I had a dream… of Rody and Leni
IT MAY have been because of his long absence from the public scene and of people’s anxiety over his health that I dreamed the other night of President Rodrigo Duterte speaking in a snap program at Malacañang.
In my dream, Mr. Duterte announced he was going on indefinite leave, on doctor’s advice, and was entrusting the reins of government to Vice President Leni Robredo. He did not say it categorically, but the drift I got was that he was not well and needed some rest.
Vice President Robredo stood beside the President when he disclosed, in my dream, his decision to go on vacation. Judging from her composure, apparently, she had been told in advance that she was to take over.
She was wearing what looked like her embroidered barong getup at the Luneta flag-raising last Independence Day. The President, looking tired, wore a partly unbuttoned shirt topped by a light brown jacket. His cheeks were full.
The occasion had a formal air to it, but I found the setting stark and the hall a bit dark. There was no clapping and those present just sat there listening.
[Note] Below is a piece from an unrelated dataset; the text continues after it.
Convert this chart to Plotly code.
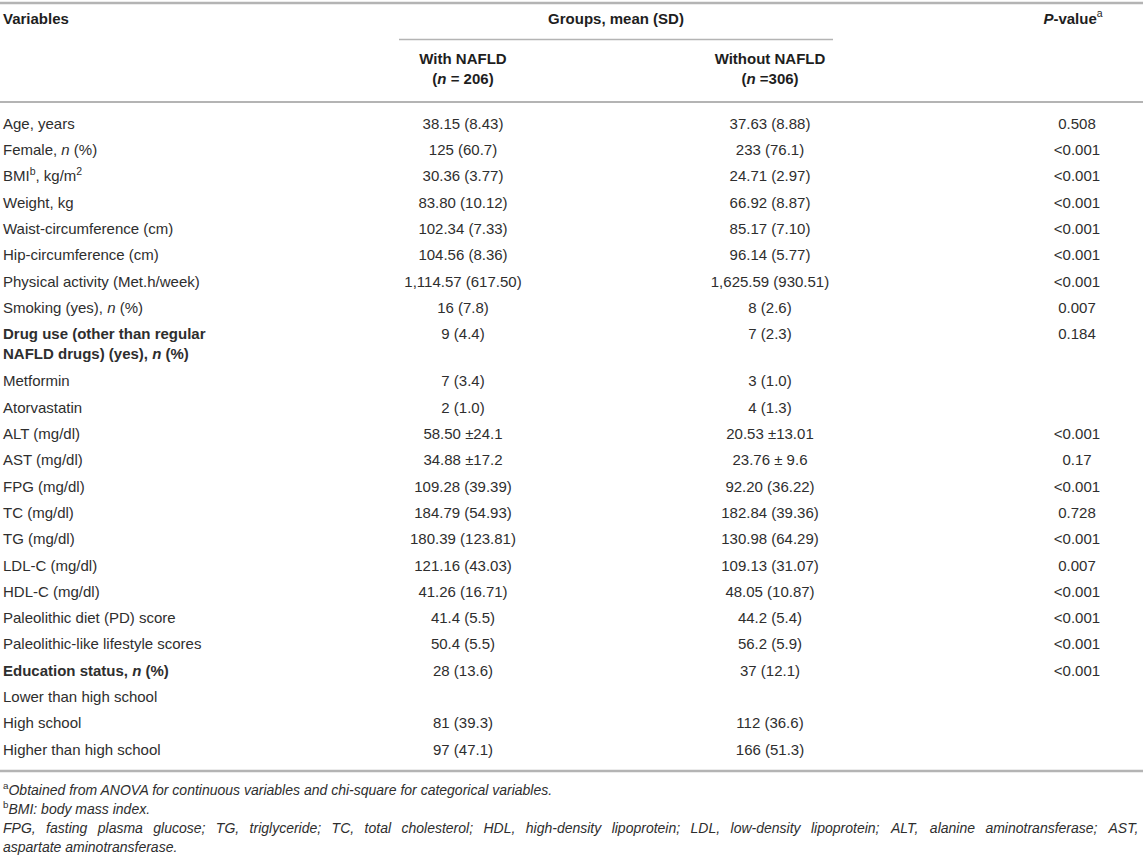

There were no foreign guests, such as ambassadors, and a number of those in the front row were military top brass.
Only President Duterte spoke, briefly, in his usual Taglish with a Bisayan accent. To his left stood the Vice President with a hint of a smile.
After Mr. Duterte told the crowd at the end of his remarks “Leni here will be the Acting President,” I woke up. I checked quickly the TV news, Twitter and Google, wondering if my dream might be an alert of something that had just happened. Found nothing.
• Where’s the President? How’s he?
THE PRESIDENT’S absence from major events the last few days and his silence about lives and property being lost while government troops battled terrorists in Marawi City has fueled speculation about his whereabouts.
The more his spokesman and aides insist that the 72-year-old President is in fine shape the more they raise concern about his state of health – considering antecedent reports, rumors actually, of alleged secret medical treatment.
There is nothing wrong with an overworked President’s not feeling well at times (even Superman, the man of steel, has to contend with kryptonite) and occasionally sneaking off for private time with his family.
His constituents, however, seem to feel they are entitled 24/7 to know how and where he is. Whether the populist Rodrigo Roa Duterte likes it or not, he is no longer a private person. Having become a kind of rock star to his followers, he is now public property.
Most Filipinos, especially plain folk scattered over our 7,000-plus islands, want their leader visible and audible. They bask in the experience of seeing in the flesh the celebrities and public figures they idolize.
Social media now bristle with the question “Nasaan na’ng Pangulo?” (Where’s the President?) Their “Where’s…?” sounds more like “How’s he?”
If he needs rest, President Duterte does not have to quit or step aside for good, if that is what his followers and partymates are worried about. He can just go on temporary leave, let constitutional succession dictate the flow of events, and return to work when he feels like.
Under this constitutional option, Ms Robredo will not sit as the President but only as an Acting President, ready to return to the No. 2 post when Mr. Duterte comes back from vacation to resume performing his duties as the elected President.
This is a less bumpy road for everybody on whatever political vehicle — and for the country.
• Tell the people if President is ill
TO PROLONG his rule in the 1970s, the dictator Ferdinand Marcos and his coterie hid the fact of his being terminally ill – propping him up in rigged TV film clips and recycling old photographs showing a fine physique.
Medical specialists who were pressed to nurse back his failing internal organs were sworn to secrecy. Those suspected of leaking out details in their patient’s chart reportedly paid very dearly for it.
To avoid a repetition of that grievous error and to follow the principle that the president’s medical condition is of national concern, the framers of the current Constitution inserted Section 12 in Article VII saying:
“In case of serious illness of the President, the public shall be informed of the state of his health. The members of the Cabinet in charge of national security and foreign relations and the Chief of Staff of the Armed Forces of the Philippines, shall not be denied access to the President during such illness.”
This section is now being invoked by quarters demanding information on the physical condition of President Duterte. But with partisan emotions running high, such queries, although legitimate, are being shot down as malicious and divisive.
It does not help any that — unlike in the United States where the President and the Vice President are elected as a working pair from the same party – President Duterte (PDP-Laban) and Vice President Robredo (Liberal Party) come from opposing political parties.
His body language and remarks in unguarded moments tell us, however, that Mr. Duterte does not seem to have serious objections to Ms Robredo’s pitching in if he has to step aside temporarily for health or whatever valid reason.
Fortunately, from her side, Ms Robredo strikes us as being decent enough to ensure a smooth transition, eschew vindictiveness and carry on whatever Mr. Duterte has started to do that can contribute to national unity, just peace and inclusive prosperity.